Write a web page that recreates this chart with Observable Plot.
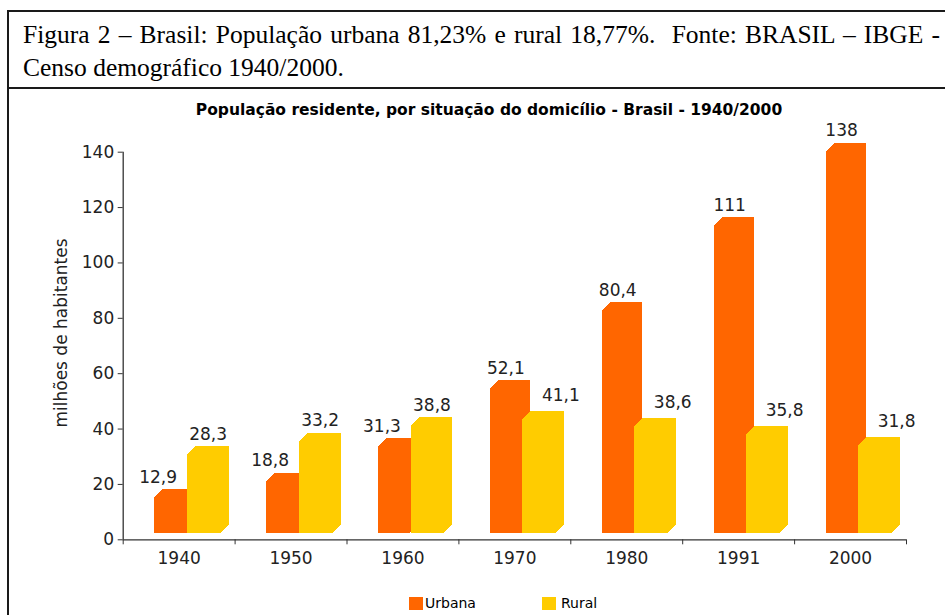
<!DOCTYPE html>
<html>
<head>
<meta charset="utf-8">
<script src="https://cdn.jsdelivr.net/npm/d3@7"></script>
<script src="https://cdn.jsdelivr.net/npm/@observablehq/plot@0.6"></script>
<style>
  html, body { margin: 0; padding: 0; background: #fff; }
  body { position: relative; width: 945px; height: 615px; overflow: hidden; font-family: "DejaVu Sans", sans-serif; }
  .capbox { position: absolute; left: 7px; top: 10px; width: 1000px; height: 75px; border: 2px solid #1a1a1a; border-right: none; }
  .chartbox { position: absolute; left: 7px; top: 89px; height: 600px; border-left: 2px solid #1a1a1a; }
  .cap { position: absolute; left: 23px; font-family: "Liberation Serif", serif; font-size: 25.5px; line-height: 33px; color: #000; }
  .l1 { top: 18px; width: 917px; text-align: justify; text-align-last: justify; }
  .l2 { top: 51px; white-space: nowrap; }
  .title { position: absolute; left: 0; width: 978px; top: 101px; text-align: center; font-weight: bold; font-size: 15.5px; color: #000; white-space: nowrap; }
  #chart { position: absolute; left: 0; top: 90px; }
  .legend { position: absolute; top: 595px; left: 0; font-size: 14px; color: #000; }
  .legend .sw { position: absolute; top: 2px; width: 14px; height: 13px; }
  .legend .lb { position: absolute; top: 0; white-space: nowrap; line-height: 17px; }
</style>
</head>
<body>
<div class="capbox"></div>
<div class="chartbox"></div>
<div class="cap l1">Figura 2 – Brasil: População urbana 81,23% e rural 18,77%.&nbsp; Fonte: BRASIL – IBGE -</div>
<div class="cap l2">Censo demográfico 1940/2000.</div>
<div class="title">População residente, por situação do domicílio - Brasil - 1940/2000</div>
<div id="chart"></div>
<div class="legend">
  <div class="sw" style="left:409px;background:#FF6600"></div>
  <div class="lb" style="left:425px">Urbana</div>
  <div class="sw" style="left:542px;background:#FFCC00"></div>
  <div class="lb" style="left:561px">Rural</div>
</div>
<script>
const years = ["1940", "1950", "1960", "1970", "1980", "1991", "2000"];
const urbana = [12.9, 18.8, 31.3, 52.1, 80.4, 111, 138];
const rural = [28.3, 33.2, 38.8, 41.1, 38.6, 35.8, 31.8];
const yTicks = [0, 20, 40, 60, 80, 100, 120, 140];
const yLabel = "milhões de habitantes";

const ORANGE = "#FF6600";
const YELLOW = "#FFCC00";
const DEPTH = 8;
const LIFT = 6.6;
const INK = "#222";

const data = years.map((year, i) => ({ i, year, urbana: urbana[i], rural: rural[i] }));
const fmt = v => String(v).replace(".", ",");
const layers = d3.range(0, DEPTH + 1);

const barLayers = (key, fill, insetLeft, insetRight) => layers.map(k =>
  Plot.rect(data, {
    x1: "i", x2: d => d.i + 1, y1: 0, y2: key,
    fill, insetLeft, insetRight, dx: k, dy: -LIFT - k, shapeRendering: "crispEdges"
  })
);

const plot = Plot.plot({
  width: 945,
  height: 500,
  marginLeft: 122.7,
  marginRight: 39,
  marginTop: 61.7,
  marginBottom: 50.7,
  style: { fontFamily: "DejaVu Sans", fontSize: "17px", color: INK, background: "transparent" },
  x: { domain: [0, years.length], label: null },
  y: { domain: [0, 140], label: null },
  marks: [
    ...barLayers("urbana", ORANGE, 31.6, 48),
    ...barLayers("rural", YELLOW, 64, 14),
    Plot.ruleY([0], { stroke: "#333", strokeWidth: 1.3 }),
    Plot.ruleX([0], { stroke: "#333", strokeWidth: 1.3 }),
    Plot.axisY({ ticks: yTicks, tickSize: 5, tickPadding: 4, fontSize: 17, stroke: "#333", fill: INK, label: null }),
    Plot.text([yLabel], { text: d => d, frameAnchor: "left", textAnchor: "middle", rotate: -90, dx: -61.5, dy: -13, fontSize: 17, fill: INK }),
    Plot.axisX({ ticks: d3.range(0, years.length + 1), tickSize: 5, tickFormat: () => "", stroke: "#333", label: null }),
    Plot.axisX({
      ticks: years.map((_, i) => i + 0.5), tickSize: 0, tickPadding: 12, fontSize: 17, fill: INK,
      tickFormat: t => years[Math.floor(t)], label: null
    }),
    Plot.text(data.filter(d => d.urbana >= d.rural), { x: d => d.i + 0.5, y: "urbana", text: d => fmt(d.urbana), dx: -9, dy: -27, fontSize: 17, fill: INK }),
    Plot.text(data.filter(d => d.urbana < d.rural), { x: d => d.i + 0.5, y: "urbana", text: d => fmt(d.urbana), dx: -21, dy: -27, fontSize: 17, fill: INK }),
    Plot.text(data.filter(d => d.rural > d.urbana), { x: d => d.i + 0.5, y: "rural", text: d => fmt(d.rural), dx: 29, dy: -27, fontSize: 17, fill: INK }),
    Plot.text(data.filter(d => d.rural <= d.urbana), { x: d => d.i + 0.5, y: "rural", text: d => fmt(d.rural), dx: 46, dy: -30, fontSize: 17, fill: INK })
  ]
});
document.getElementById("chart").appendChild(plot);
</script>
</body>
</html>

+ + + + + + +

Problem to solve:
Repeat the data exactly in full, omitting its pictures.

Written response:
Write a web page that recreates this chart with Observable Plot.
<!DOCTYPE html>
<html>
<head>
<meta charset="utf-8">
<script src="https://cdn.jsdelivr.net/npm/d3@7"></script>
<script src="https://cdn.jsdelivr.net/npm/@observablehq/plot@0.6"></script>
<style>
  html, body { margin: 0; padding: 0; background: #fff; }
  body { position: relative; width: 945px; height: 615px; overflow: hidden; font-family: "DejaVu Sans", sans-serif; }
  .capbox { position: absolute; left: 7px; top: 10px; width: 1000px; height: 75px; border: 2px solid #1a1a1a; border-right: none; }
  .chartbox { position: absolute; left: 7px; top: 89px; height: 600px; border-left: 2px solid #1a1a1a; }
  .cap { position: absolute; left: 23px; font-family: "Liberation Serif", serif; font-size: 25.5px; line-height: 33px; color: #000; }
  .l1 { top: 18px; width: 917px; text-align: justify; text-align-last: justify; }
  .l2 { top: 51px; white-space: nowrap; }
  .title { position: absolute; left: 0; width: 978px; top: 101px; text-align: center; font-weight: bold; font-size: 15.5px; color: #000; white-space: nowrap; }
  #chart { position: absolute; left: 0; top: 90px; }
  .legend { position: absolute; top: 595px; left: 0; font-size: 14px; color: #000; }
  .legend .sw { position: absolute; top: 2px; width: 14px; height: 13px; }
  .legend .lb { position: absolute; top: 0; white-space: nowrap; line-height: 17px; }
</style>
</head>
<body>
<div class="capbox"></div>
<div class="chartbox"></div>
<div class="cap l1">Figura 2 – Brasil: População urbana 81,23% e rural 18,77%.&nbsp; Fonte: BRASIL – IBGE -</div>
<div class="cap l2">Censo demográfico 1940/2000.</div>
<div class="title">População residente, por situação do domicílio - Brasil - 1940/2000</div>
<div id="chart"></div>
<div class="legend">
  <div class="sw" style="left:409px;background:#FF6600"></div>
  <div class="lb" style="left:425px">Urbana</div>
  <div class="sw" style="left:542px;background:#FFCC00"></div>
  <div class="lb" style="left:561px">Rural</div>
</div>
<script>
const years = ["1940", "1950", "1960", "1970", "1980", "1991", "2000"];
const urbana = [12.9, 18.8, 31.3, 52.1, 80.4, 111, 138];
const rural = [28.3, 33.2, 38.8, 41.1, 38.6, 35.8, 31.8];
const yTicks = [0, 20, 40, 60, 80, 100, 120, 140];
const yLabel = "milhões de habitantes";

const ORANGE = "#FF6600";
const YELLOW = "#FFCC00";
const DEPTH = 8;
const LIFT = 6.6;
const INK = "#222";

const data = years.map((year, i) => ({ i, year, urbana: urbana[i], rural: rural[i] }));
const fmt = v => String(v).replace(".", ",");
const layers = d3.range(0, DEPTH + 1);

const barLayers = (key, fill, insetLeft, insetRight) => layers.map(k =>
  Plot.rect(data, {
    x1: "i", x2: d => d.i + 1, y1: 0, y2: key,
    fill, insetLeft, insetRight, dx: k, dy: -LIFT - k, shapeRendering: "crispEdges"
  })
);

const plot = Plot.plot({
  width: 945,
  height: 500,
  marginLeft: 122.7,
  marginRight: 39,
  marginTop: 61.7,
  marginBottom: 50.7,
  style: { fontFamily: "DejaVu Sans", fontSize: "17px", color: INK, background: "transparent" },
  x: { domain: [0, years.length], label: null },
  y: { domain: [0, 140], label: null },
  marks: [
    ...barLayers("urbana", ORANGE, 31.6, 48),
    ...barLayers("rural", YELLOW, 64, 14),
    Plot.ruleY([0], { stroke: "#333", strokeWidth: 1.3 }),
    Plot.ruleX([0], { stroke: "#333", strokeWidth: 1.3 }),
    Plot.axisY({ ticks: yTicks, tickSize: 5, tickPadding: 4, fontSize: 17, stroke: "#333", fill: INK, label: null }),
    Plot.text([yLabel], { text: d => d, frameAnchor: "left", textAnchor: "middle", rotate: -90, dx: -61.5, dy: -13, fontSize: 17, fill: INK }),
    Plot.axisX({ ticks: d3.range(0, years.length + 1), tickSize: 5, tickFormat: () => "", stroke: "#333", label: null }),
    Plot.axisX({
      ticks: years.map((_, i) => i + 0.5), tickSize: 0, tickPadding: 12, fontSize: 17, fill: INK,
      tickFormat: t => years[Math.floor(t)], label: null
    }),
    Plot.text(data.filter(d => d.urbana >= d.rural), { x: d => d.i + 0.5, y: "urbana", text: d => fmt(d.urbana), dx: -9, dy: -27, fontSize: 17, fill: INK }),
    Plot.text(data.filter(d => d.urbana < d.rural), { x: d => d.i + 0.5, y: "urbana", text: d => fmt(d.urbana), dx: -21, dy: -27, fontSize: 17, fill: INK }),
    Plot.text(data.filter(d => d.rural > d.urbana), { x: d => d.i + 0.5, y: "rural", text: d => fmt(d.rural), dx: 29, dy: -27, fontSize: 17, fill: INK }),
    Plot.text(data.filter(d => d.rural <= d.urbana), { x: d => d.i + 0.5, y: "rural", text: d => fmt(d.rural), dx: 46, dy: -30, fontSize: 17, fill: INK })
  ]
});
document.getElementById("chart").appendChild(plot);
</script>
</body>
</html>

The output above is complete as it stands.